The physical solution to $100 oil is $100 oil itself. High prices destroy demand. But demand destruction IS recession. The cure for the physical shortage is economic contraction — fewer people driving, fewer factories running, fewer planes flying. The market's financial repricing (higher oil futures) is a prediction that this demand destruction will happen. The market is betting on a recession to solve the supply problem. It has "priced in" its own deterioration.
Where this analysis could be wrong:
The Saudi pipeline is bigger than I think. If the Petroline pipeline can ramp to 5M+ bbl/day quickly and the UAE's ADCOP pipeline adds another 1.5M, the physical deficit shrinks to ~12M bbl/day. Combined with SPR flows (3.3M), rerouting (5–8M), and modest demand reduction, the gap might close without $120+ oil. The financial market may have correctly priced this scenario at $99.
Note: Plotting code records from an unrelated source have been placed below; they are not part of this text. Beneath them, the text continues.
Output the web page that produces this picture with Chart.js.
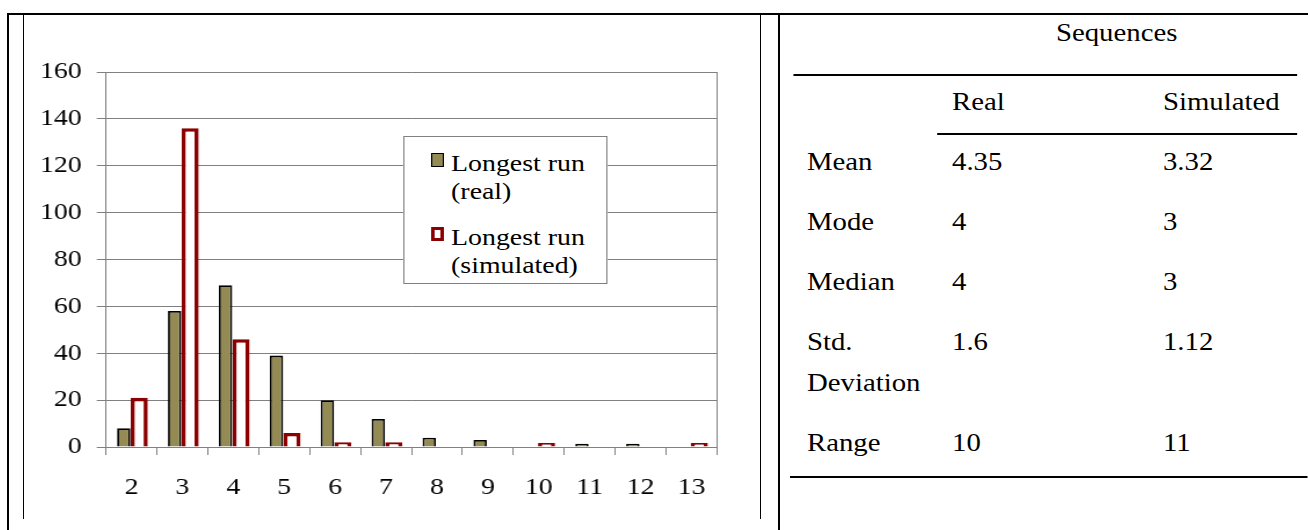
<!DOCTYPE html>
<html>
<head>
<meta charset="utf-8">
<script src="https://cdn.jsdelivr.net/npm/chart.js@4.4.1/dist/chart.umd.min.js"></script>
<style>
    html, body { margin: 0; padding: 0; background: #fff; }
    body {
        width: 1308px; height: 530px; position: relative; overflow: hidden;
        font-family: 'Liberation Serif', 'Times New Roman', serif; color: #000;
    }
    .rule { position: absolute; background: #000; }
    /* the whole document is slightly wide, so text gets stretched a bit */
    #chartBox {
        position: absolute; left: 24px; top: 0; width: 634px; height: 515px;
        transform: scaleX(1.16); transform-origin: 0 0;
    }
    #legendBox {
        position: absolute; left: 326.7px; top: 136px; width: 175.9px; height: 148px;
        box-sizing: border-box; border: 1px solid #808080; background: #fff;
    }
    .legend-swatch { position: absolute; left: 23px; box-sizing: border-box; width: 11.5px; height: 14px; }
    .legend-text {
        position: absolute; left: 40.5px; width: 135px;
        font-size: 24px; line-height: 28px; white-space: normal;
    }
    #tableBox {
        position: absolute; left: 790px; top: 0; width: 450.4px; height: 530px;
        transform: scaleX(1.15); transform-origin: 0 0;
    }
    .cell { position: absolute; font-size: 25px; line-height: 41px; white-space: nowrap; }
    .cell.wrap { white-space: normal; width: 118px; }
</style>
</head>
<body>

<div class="rule" style="left:7px; top:13px; width:1301px; height:2px;"></div>
<div class="rule" style="left:7px; top:13px; width:2px; height:517px;"></div>
<div class="rule" style="left:23px; top:13px; width:1px; height:506px;"></div>
<div class="rule" style="left:760px; top:13px; width:1px; height:506px;"></div>
<div class="rule" style="left:778px; top:13px; width:2px; height:517px;"></div>

<div id="chartBox">
    <canvas id="runChart"></canvas>
    <div id="legendBox"></div>
</div>

<div id="tableBox">
    <div class="rule" style="left:2.6px; top:74px; width:438.3px; height:2px;"></div>
    <div class="rule" style="left:127.8px; top:133px; width:313.1px; height:2px;"></div>
    <div class="rule" style="left:0; top:476px; width:450.4px; height:2px;"></div>
</div>

<script>
// longest run length vs number of sequences
const categories = ['2', '3', '4', '5', '6', '7', '8', '9', '10', '11', '12', '13'];
const realCounts = [8, 58, 69, 39, 20, 12, 4, 3, 0, 1, 1, 0];
const simulatedCounts = [21, 136, 46, 6, 2, 2, 0, 0, 1, 0, 0, 1];
const seriesNames = ['Longest run (real)', 'Longest run (simulated)'];
const yMax = 160;
const yStep = 20;

// summary table
const tableTitle = 'Sequences';
const columnNames = ['Real', 'Simulated'];
const statNames = ['Mean', 'Mode', 'Median', 'Std. Deviation', 'Range'];
const realStats = ['4.35', '4', '4', '1.6', '10'];
const simulatedStats = ['3.32', '3', '3', '1.12', '11'];

const serif = "'Liberation Serif', 'Times New Roman', serif";
const tickFont = { family: serif, size: 24 };
const gridGray = '#808080';

// empty bins get no bar at all; tiny counts still show as a visible sliver
function barData(counts) {
    return counts.map(function (v) { return v === 0 ? null : v; });
}

const ctx = document.getElementById('runChart').getContext('2d');

const runChart = new Chart(ctx, {
    type: 'bar',
    data: {
        labels: categories,
        datasets: [{
            label: seriesNames[0],
            data: barData(realCounts),
            backgroundColor: '#948A54',
            borderColor: '#000',
            borderWidth: 1.8,
            minBarLength: 3.3,
            categoryPercentage: 0.61,
            barPercentage: 0.86
        }, {
            label: seriesNames[1],
            data: barData(simulatedCounts),
            backgroundColor: '#fff',
            borderColor: '#8B0000',
            borderWidth: 3.6,
            minBarLength: 4,
            categoryPercentage: 0.61,
            barPercentage: 1.1
        }]
    },
    options: {
        responsive: true,
        maintainAspectRatio: false,
        animation: false,
        layout: { padding: { top: 72, left: 0, right: 36.6, bottom: 0 } },
        plugins: {
            legend: { display: false },
            tooltip: { enabled: false }
        },
        scales: {
            x: {
                grid: { display: true, drawOnChartArea: false, drawTicks: true, tickLength: 8, color: gridGray, offset: true },
                border: { display: true, color: gridGray, z: 1 },
                ticks: { font: tickFont, color: '#000', padding: 18.6, maxRotation: 0, autoSkip: false },
                afterFit: function (scale) { scale.height = 68; }
            },
            y: {
                min: 0,
                max: yMax,
                ticks: { stepSize: yStep, font: tickFont, color: '#000', padding: 13 },
                grid: { color: gridGray, tickLength: 8 },
                border: { display: true, color: gridGray },
                afterFit: function (scale) { scale.width = 70.7; }
            },
            // right edge of the plot frame
            yFrame: {
                position: 'right',
                min: 0,
                max: yMax,
                ticks: { display: false },
                grid: { drawOnChartArea: false, drawTicks: false },
                border: { display: true, color: gridGray },
                afterFit: function (scale) { scale.width = 0; }
            }
        }
    }
});

// legend box sitting inside the plot
const legendBox = document.getElementById('legendBox');
const legendTops = [12, 86];
runChart.data.datasets.forEach(function (ds, i) {
    const swatch = document.createElement('div');
    swatch.className = 'legend-swatch';
    swatch.style.top = (legendTops[i] + 4) + 'px';
    swatch.style.background = ds.backgroundColor;
    swatch.style.border = (i === 0 ? '1.8px' : '3.5px') + ' solid ' + ds.borderColor;
    legendBox.appendChild(swatch);

    const text = document.createElement('div');
    text.className = 'legend-text';
    text.style.top = legendTops[i] + 'px';
    text.textContent = ds.label;
    legendBox.appendChild(text);
});

// statistics table
const tableBox = document.getElementById('tableBox');
const colX = [14.8, 140.9, 324.3];

function addCell(text, x, centerY, extraClass) {
    const el = document.createElement('div');
    el.className = 'cell' + (extraClass ? ' ' + extraClass : '');
    el.textContent = text;
    el.style.left = x + 'px';
    el.style.top = (centerY - 20.6) + 'px';
    tableBox.appendChild(el);
    return el;
}

const title = addCell(tableTitle, 0, 33);
title.style.left = (284.3 - title.offsetWidth / 2) + 'px';
addCell(columnNames[0], colX[1], 102);
addCell(columnNames[1], colX[2], 102);

let rowY = 162;
statNames.forEach(function (name, i) {
    const label = addCell(name, colX[0], rowY, 'wrap');
    addCell(realStats[i], colX[1], rowY);
    addCell(simulatedStats[i], colX[2], rowY);
    const lines = Math.round(label.offsetHeight / 41);
    rowY += 60 + (lines - 1) * 41;
});
</script>
</body>
</html>
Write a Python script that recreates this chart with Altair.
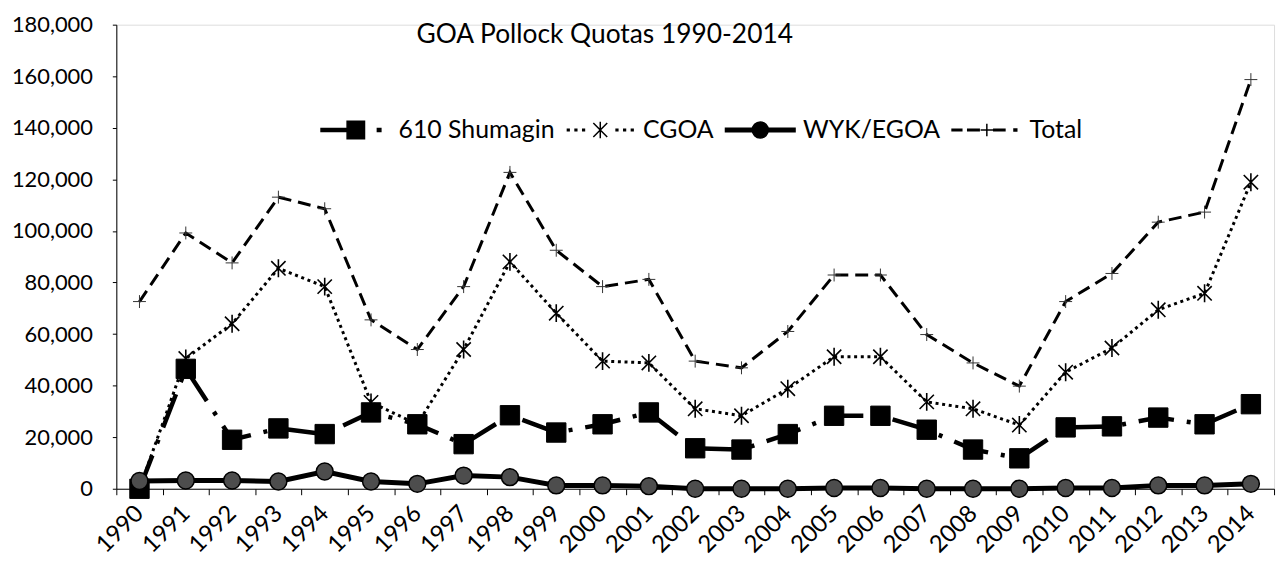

A ceasefire comes faster than expected. The prediction market prices ceasefire by March 31 at only 14%, but markets systematically underestimate the speed of diplomatic resolution when all parties face escalating costs. If Iran and the US/Israel reach a framework within 2–3 weeks, Hormuz reopens and oil crashes to $70–80, vindicating the crude specs who are short.
The physical gap may be smaller than the numbers suggest. Not all 20M bbl/day through Hormuz goes to the same destinations. A significant portion is intra-Gulf trade (short haul, smaller vessels) that can find alternative routes more easily. The effective long-haul deficit might be 12–14M rather than 19M.
Financial markets live in milliseconds. Physical infrastructure lives in weeks and months. The gap between them is not an inefficiency — it's a feature. The financial market's job is to guess what the physical world will look like when it catches up. Right now, the guess is $99/bbl oil — implying the physical mitigants (pipelines, rerouting, SPR, demand destruction) will close most of the gap within 3–6 months.
But the guess carries 42% probability of being too low ($120) and only 4% probability of being too high ($45). The risk is asymmetric. The pipe takes longer to fix than the market takes to declare it fixed.